Really trying to wrap my head around why a company would do this, and also why this isn't a huge red flag as well

[1] https://news.bloomberglaw.com/bloomberg-law-analysis/analysi...


It's not "hard tech" per se. Rather it's companies that are (essentially) pre-revenue and/or pre-product.

E.g. Ginko did $100m in rev in 2021 and is at a 20B market cap.

Why would a company do this? Simple: Money. Spac sponsors "guarantee" a ~20B market cap. Investment bankers in a regular IPO might offer $4-5B (still 50x sales).

So what's the difference? Spac sponsors are willing to take "venture" style risk, and traditional IPO underwriters are not.


Another way to think about this is: Traditional IPO underwrites are fairly risk adverse. They will value "high risk" companies in certain ways. E.g. How would you value a self driving company with 0 revenue?
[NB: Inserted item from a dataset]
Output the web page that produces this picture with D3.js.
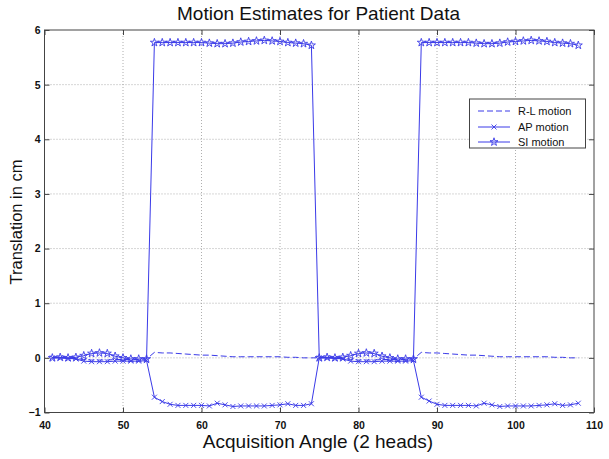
<!DOCTYPE html>
<html><head><meta charset="utf-8">
<script src="https://cdn.jsdelivr.net/npm/d3@7"></script>
<style>
html,body{margin:0;padding:0;background:#fff;}
svg{display:block;font-family:"Liberation Sans",Arial,Helvetica,sans-serif;}
</style></head>
<body><svg id="c" width="609" height="459"></svg>
<script>
// ---- data ----
const angles = [41,42,43,44,45,46,47,48,49,50,51,52,53,
  54,55,56,57,58,59,60,61,62,63,64,65,66,67,68,69,70,71,72,73,74,
  75,76,77,78,79,80,81,82,83,84,85,86,87,
  88,89,90,91,92,93,94,95,96,97,98,99,100,101,102,103,104,105,106,107,108];
const rlMotion = [0,0,-0.01,-0.01,-0.03,-0.04,-0.04,-0.04,-0.03,-0.03,-0.03,-0.03,-0.02,
  0.10,0.09,0.09,0.08,0.07,0.06,0.05,0.05,0.04,0.03,0.02,0.02,0.02,0.02,0.02,0.02,0.02,0.01,0.01,0.0,0.0,
  0,0,-0.01,-0.01,-0.03,-0.04,-0.04,-0.04,-0.03,-0.03,-0.03,-0.03,-0.02,
  0.10,0.09,0.09,0.08,0.07,0.06,0.05,0.05,0.04,0.03,0.02,0.02,0.02,0.02,0.02,0.02,0.02,0.01,0.01,0.0,0.0];
const apMotion = [0,0,-0.01,-0.02,-0.06,-0.07,-0.07,-0.07,-0.06,-0.06,-0.06,-0.06,-0.05,
  -0.72,-0.80,-0.85,-0.87,-0.87,-0.87,-0.87,-0.88,-0.83,-0.86,-0.89,-0.88,-0.88,-0.88,-0.88,-0.87,-0.86,-0.84,-0.87,-0.87,-0.84,
  0,0,-0.01,-0.02,-0.06,-0.07,-0.07,-0.07,-0.06,-0.06,-0.06,-0.06,-0.05,
  -0.72,-0.79,-0.85,-0.87,-0.87,-0.87,-0.87,-0.88,-0.83,-0.86,-0.89,-0.88,-0.88,-0.88,-0.88,-0.87,-0.86,-0.84,-0.87,-0.86,-0.83];
const siMotion = [0.0,0.01,0.0,0.01,0.04,0.08,0.09,0.08,0.03,0.0,-0.02,-0.02,-0.02,
  5.77,5.77,5.77,5.77,5.77,5.77,5.77,5.76,5.75,5.75,5.76,5.78,5.79,5.80,5.81,5.80,5.79,5.77,5.76,5.75,5.72,
  0.0,0.01,0.0,0.01,0.04,0.08,0.09,0.08,0.03,0.0,-0.02,-0.02,-0.02,
  5.77,5.77,5.77,5.77,5.77,5.77,5.77,5.76,5.75,5.75,5.76,5.78,5.79,5.80,5.81,5.80,5.79,5.77,5.76,5.75,5.72];
const xTicks = [40,50,60,70,80,90,100,110];
const yTicks = [-1,0,1,2,3,4,5,6];
const seriesNames = ["R-L motion","AP motion","SI motion"];
const titleText = "Motion Estimates for Patient Data";
const xLabel = "Acquisition Angle (2 heads)";
const yLabel = "Translation in cm";

// ---- layout ----
const L = 44.5, R = 594, T = 30, B = 412.5;
const col = "#3a3ae8";
const svg = d3.select("#c");
const x = d3.scaleLinear().domain([40,110]).range([L,R]);
const y = d3.scaleLinear().domain([-1,6]).range([B,T]);
const fmt = d3.format("d");

// grid
const grid = svg.append("g").attr("stroke","#9a9a9a").attr("stroke-width",0.8).attr("stroke-dasharray","1,2");
grid.selectAll("line.gx").data(xTicks.slice(1,-1)).join("line")
  .attr("x1",d=>x(d)).attr("x2",d=>x(d)).attr("y1",T).attr("y2",B);
grid.selectAll("line.gy").data(yTicks.slice(1,-1)).join("line")
  .attr("y1",d=>y(d)).attr("y2",d=>y(d)).attr("x1",L).attr("x2",R);

// axes
function styleAxis(g){ g.select(".domain").remove(); g.selectAll("line").attr("stroke","#444"); g.selectAll("text").attr("font-size",10.5).attr("font-weight","bold").attr("fill","#111").attr("font-family","Liberation Sans, Arial, sans-serif"); }
svg.append("g").attr("transform",`translate(0,${B})`).call(d3.axisBottom(x).tickValues(xTicks).tickFormat(fmt).tickSize(-5).tickPadding(9)).call(styleAxis);
svg.append("g").attr("transform",`translate(0,${T})`).call(d3.axisTop(x).tickValues(xTicks).tickSize(-5).tickFormat("")).call(styleAxis);
svg.append("g").attr("transform",`translate(${L},0)`).call(d3.axisLeft(y).tickValues(yTicks).tickFormat(fmt).tickSize(-5).tickPadding(4)).call(styleAxis);
svg.append("g").attr("transform",`translate(${R},0)`).call(d3.axisRight(y).tickValues(yTicks).tickSize(-5).tickFormat("")).call(styleAxis);
svg.append("rect").attr("x",L).attr("y",T).attr("width",R-L).attr("height",B-T).attr("fill","none").attr("stroke","#444").attr("stroke-width",1);

// lines
const line = d3.line().x((d,i)=>x(angles[i])).y(d=>y(d));
const starPath = d3.symbol().type(d3.symbolStar).size(20)();
const xPath = "M-2.5,-2.5L2.5,2.5M-2.5,2.5L2.5,-2.5";

svg.append("path").datum(rlMotion).attr("d",line).attr("fill","none").attr("stroke",col).attr("stroke-width",1).attr("stroke-dasharray","6,3");
svg.append("path").datum(apMotion).attr("d",line).attr("fill","none").attr("stroke",col).attr("stroke-width",1);
svg.append("g").selectAll("path").data(apMotion).join("path")
  .attr("transform",(d,i)=>`translate(${x(angles[i])},${y(d)})`).attr("d",xPath).attr("fill","none").attr("stroke",col).attr("stroke-width",0.9);
svg.append("path").datum(siMotion).attr("d",line).attr("fill","none").attr("stroke",col).attr("stroke-width",1);
svg.append("g").selectAll("path").data(siMotion).join("path")
  .attr("transform",(d,i)=>`translate(${x(angles[i])},${y(d)})`).attr("d",starPath).attr("fill","none").attr("stroke",col).attr("stroke-width",0.9);

// texts
svg.append("text").attr("x",318.5).attr("y",20).attr("text-anchor","middle").attr("font-size",19).attr("fill","#111").text(titleText);
svg.append("text").attr("x",318).attr("y",448).attr("text-anchor","middle").attr("font-size",19).attr("fill","#111").text(xLabel);
svg.append("text").attr("transform","translate(22,222) rotate(-90)").attr("text-anchor","middle").attr("font-size",16.5).attr("fill","#111").text(yLabel);

// legend
const lg = svg.append("g");
lg.append("rect").attr("x",469.5).attr("y",99).attr("width",116).attr("height",49).attr("fill","#fff").attr("stroke","#444").attr("stroke-width",1);
const ly = [111,127,142];
seriesNames.forEach((n,i)=>{
  lg.append("line").attr("x1",478).attr("x2",510).attr("y1",ly[i]).attr("y2",ly[i]).attr("stroke",col).attr("stroke-width",1).attr("stroke-dasharray",i===0?"6,3":null);
  if(i===1) lg.append("path").attr("transform",`translate(494,${ly[i]})`).attr("d",xPath).attr("fill","none").attr("stroke",col).attr("stroke-width",0.9);
  if(i===2) lg.append("path").attr("transform",`translate(494,${ly[i]})`).attr("d",starPath).attr("fill","none").attr("stroke",col).attr("stroke-width",0.9);
  lg.append("text").attr("x",518).attr("y",ly[i]+4).attr("font-size",11).attr("fill","#111").text(n);
});
</script></body></html>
For bankers? pretty conservatively.

However the "market" has people that can and will value these companies more than IPO underwriters. Spac sponsors are essentially glorified "venture" style investments, that also happen to take the company public (and take a fairly large cut in return).

An alternative might be to have a "direct listing" without underwriters, however companies are unable to raise funds in a direct listing.




Umm. Spac management can "sell out" and gets coupons to buy stock so.. Does the SEC require the target company or the acquisition company file something akin to an S1 filing for the target company or ?


Isn't a SPAC just an empty shell? Why would they want to IPO that?


The SPAC sponsors burden the risk, not the bankers.